Wednesday, January 7, 2009

Warrants & Money

Like many areas, if you turn someone in who has a warrant, there is a good chance you will get a cash reward. After all, like most agencies, we are dependent on good citizens to be our eyes and ears and let us know where these nefarious people are located. We can only be in so many places.

But, then again, unless you are willing to reward these citizens, they aren't willing to spill the information.

Just handled a call from a woman who went through the service that manages our local reward system to confirm the person had a warrant. The caller knows where this wanted woman is located and knows there is a no bail warrant. Which means the Courts don't want this suspect bailing out of jail before she can make an appearance to answer for her numerous crimes.

But because the managing service transferred the call without giving the caller a special code number, and angry I can't guarantee her a reward, she refused to give up the information.

Saw what??

Being a responsible citizen and getting this dangerous person off the street isn't reward enough? You have to be paid to report the suspects location?

I wonder, we can arrest the caller for harboring a wanted person as she clearly knows where the wanted female is located and refusing to share the information with the proper law enforcement agency? Wonder if any agency has tried to do this? Yeah, probably bad public relations. But, shoot.....

Readers? Comments?

6 comments:

Anonymous said...

In our agency,if they weren't given a code, we ask them to make up a 4 digit number. Then once we make up the call we give them the event number and have them call back during there business hours and give both to that department!
-Dispatcher

Anonymous said...

That is such a sad commentary on today's society.

I see your point, morally and possibly even legally this woman could and should face consequeces. But the catch-22 is, if that is pursued will others be even more afraid to speak up? If they call the police and ask questions but then not actually give information they are going to get slammed.
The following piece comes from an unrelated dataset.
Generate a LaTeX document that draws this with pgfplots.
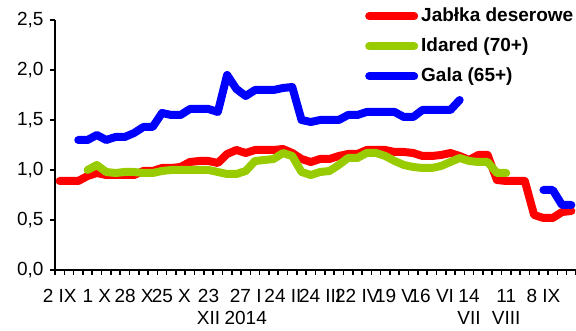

Maybe that doesn't make sense, but seriously, are these people typcially logical?

Anonymous said...

Harboring is different than knowing where they are and not providing that information. Harboring, in my state, would be more like providing the physical structure for them to hide or giving them material aid, not just withholding their location from the police.

But while we have a tip line for unsolved crimes, we don't have anything like this for information on people with warrants. Though, it wouldn't be unheard of for a detective to pay an informant for information from special funds set up for that.

The good thing about warrants, though... they last forever.

One Time said...

Everyone's trying to figure out how to make an easy buck. Sad, but true.

Unknown said...

We don't offer any cash rewards for turning people in. We just wait for the wanted subject to piss off their friend/spouse/mom who then calls us to tell us where they are. :)

Fishysmommy said...

I don't get it either. I have some that call in wanting to report and assualt. they want the person arrested but don't want to talk to an officer about it. I never understand that either.